Entretien avec Carmen Leroi, réalisatrice de Donne Batterie

par Raphaëlle Pireyre

« Ce qui, dans le cadeau reçu, échangé, oblige, c'est que la chose reçue n'est pas inerte. Même abandonnée par le donateur, elle est encore quelque chose de lui » comme une mise en application pratique de l’Essai sur le don de Marcel Mauss, Donne batterie est un petit traité d’anthropologie du quotidien qui vire à l’absurde. Lila veut faire acte de générosité en donnant la batterie de son ex, mais se trouve prise au piège de ses propres contradictions. À ce jeu du don et du hasard, l’imprévu retourne à l’envoyeur cet instrument dont finalement personne ne joue et cette fable morale rappelle que la valeur de l’objet, ce n’est pas son prix.

Entretien avec Carmen Leroi

Une comédie morale et cocasse sur le don  

En donnant un objet sur Leboncoin, je me suis retrouvée à me poser des questions qui m’ont inspirée cette histoire. Ces questions que je me posais à moi-même, comme deux voix d'un dialogue intérieur, sont devenues deux personnages, Lila et Agathe, au tempérament très différent.

J’avais par ailleurs comme inspiration Quatre Aventures de Reinette et Mirabelle d’Éric Rohmer, qui met en scène deux amies discutant de questions matérielles et morales (donner aux mendiants, voler dans un magasin). Pour ma part la question du don m'intéressait particulièrement : que se cache-t-il derrière ce geste de donner ? Est-ce un témoignage de pure générosité désintéressée ? Est-ce pour se donner bonne conscience ? Implique-t-il un contre-don ? Lila tient à faire un acte généreux mais dès lors qu'elle poste son annonce sur Internet, elle fait face à des questions pratiques et difficultés morales, et se retrouve dans des situations de plus en plus folles. J’ai tiré le fil de ces situations, n'hésitant pas à les pousser à l’extrême, afin de confronter les personnages à leurs idées et contradictions… Par ailleurs, les comédiennes n'ont pas hésité à y aller à fond dans l'incarnation de ces personnages hauts en couleur. D’où le sentiment parfois d’absurdité, ou de grande fantaisie.

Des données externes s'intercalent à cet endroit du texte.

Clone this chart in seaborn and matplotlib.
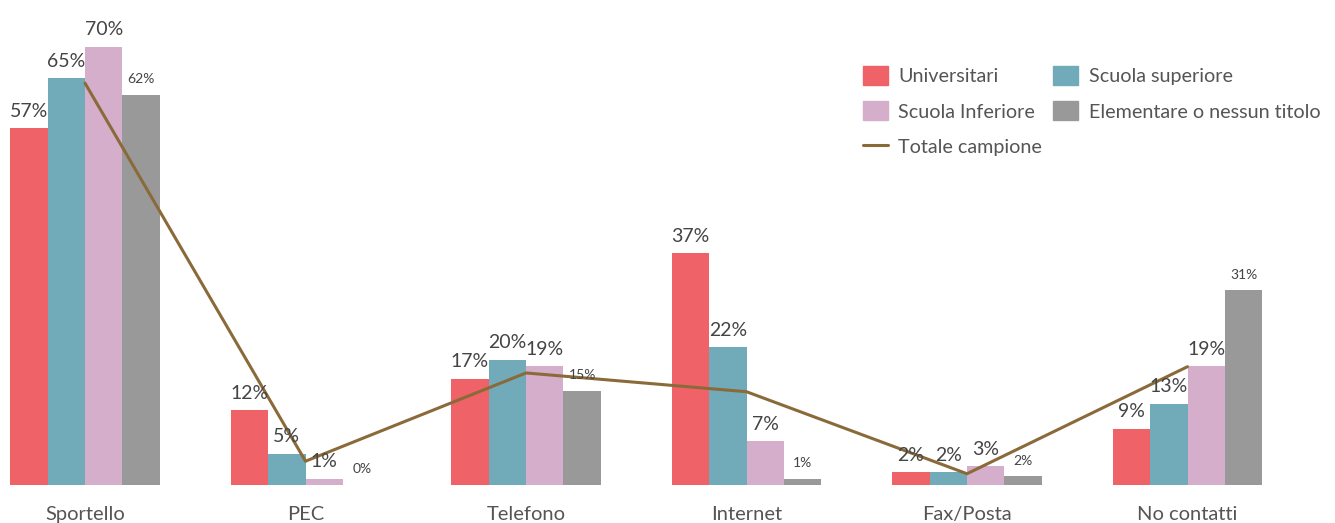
import numpy as np
import pandas as pd
import matplotlib
matplotlib.use("Agg")
import matplotlib.pyplot as plt
import seaborn as sns
from matplotlib.patches import Patch
from matplotlib.lines import Line2D

# data
categories = ["Sportello", "PEC", "Telefono", "Internet", "Fax/Posta", "No contatti"]
series = ["Universitari", "Scuola superiore", "Scuola Inferiore", "Elementare o nessun titolo"]
universitari = [57, 12, 17, 37, 2, 9]
superiore = [65, 5, 20, 22, 2, 13]
inferiore = [70, 1, 19, 7, 3, 19]
elementare = [62, 0, 15, 1, 2, 31]
elementare_bar = [62.3, 0, 15.0, 1.0, 1.4, 31.1]
totale = [64.2, 3.8, 17.9, 14.9, 1.8, 18.9]

colors = ["#EF6368", "#71AAB9", "#D4AECB", "#999999"]
line_color = "#8B6A3A"


def build_frame():
    values = [universitari, superiore, inferiore, elementare_bar]
    rows = []
    for s, vals in zip(series, values):
        for c, v in zip(categories, vals):
            rows.append({"categoria": c, "titolo": s, "valore": v})
    return pd.DataFrame(rows)


def plot_chart(df):
    sns.set_style("white")
    plt.rcParams["font.family"] = ["Lato", "DejaVu Sans"]

    fig = plt.figure(figsize=(13.35, 5.23), dpi=100)
    ax = fig.add_axes([0, 38 / 523, 1, 485 / 523])

    sns.barplot(data=df, x="categoria", y="valore", hue="titolo",
                order=categories, hue_order=series, palette=colors,
                width=0.68, gap=0, saturation=1, linewidth=0,
                legend=False, ax=ax)

    # labels above bars, gray series smaller
    shown = [universitari, superiore, inferiore, elementare]
    for i, cont in enumerate(ax.containers):
        small = i == 3
        ax.bar_label(cont, labels=[f"{v}%" for v in shown[i]],
                     padding=6 if not small else 7,
                     fontsize=10 if small else 14, color="#444444")

    # Totale campione line
    ax.plot(np.arange(len(categories)), totale, color=line_color, lw=2.2)

    ax.set_xlim(-85 / 220.5, (1335 - 85) / 220.5)
    ax.set_ylim(0, 485 / 6.26)
    ax.set_xlabel("")
    ax.set_ylabel("")
    ax.set_yticks([])
    ax.tick_params(axis="x", length=0, pad=15, labelsize=14.5, labelcolor="#555555")
    sns.despine(ax=ax, left=True, bottom=True)

    handles = [Patch(color=colors[0]), Patch(color=colors[2]),
               Line2D([0], [0], color=line_color, lw=2.2),
               Patch(color=colors[1]), Patch(color=colors[3])]
    labels = [series[0], series[2], "Totale campione", series[1], series[3]]
    ax.legend(handles, labels, ncol=2, loc="upper left",
              bbox_to_anchor=(863 / 1335, 1 - 66 / 485), frameon=False,
              fontsize=14.2, handlelength=1.25, handleheight=1.1,
              handletextpad=0.55, columnspacing=0.55, labelspacing=0.82,
              borderaxespad=0, borderpad=0, labelcolor="#555555")

    fig.savefig("out.png", dpi=100)


if __name__ == "__main__":
    df = build_frame()
    plot_chart(df)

Le 13ème arrondissement de Paris

J'habite le 13e arrondissement et je trouve ce quartier cinématographique car très varié. J’adore ses grands immeubles qui ne ressemblent pas au Paris typique. Comme l'intrigue est assez dense, nous avons décidé au montage d'ajouter des vues de ces immeubles (que nous avons re-tourné) qui lui apportent une atmosphère et de la perspective. J'imagine que c'est pour contraster avec l'austérité de ces grands immeubles que le quartier est parsemé de touches de couleurs (nombreux murs peints, street art). Cela a dû nous inspirer et en préparant le film, nous sommes devenus attentifs à cela, nous nous sommes mis à rechercher dans les décors et costumes ces touches colorées (mur jaune, grilles vertes, pont bleu, etc) qui maintenant donnent une identité visuelle au film.

La musique

Au montage, j’ai pensé à Maher Shalal Hash Baz, un groupe japonais avec beaucoup de musiciens, dont j’aime l'aspect de petite fanfare amateur. Ils composent des mélodies naïves, faites de couacs, de fausses notes, donnant l'illusion d'être élaborées de façon malabile, mais dont il émane quelque chose de très touchant et gracieux.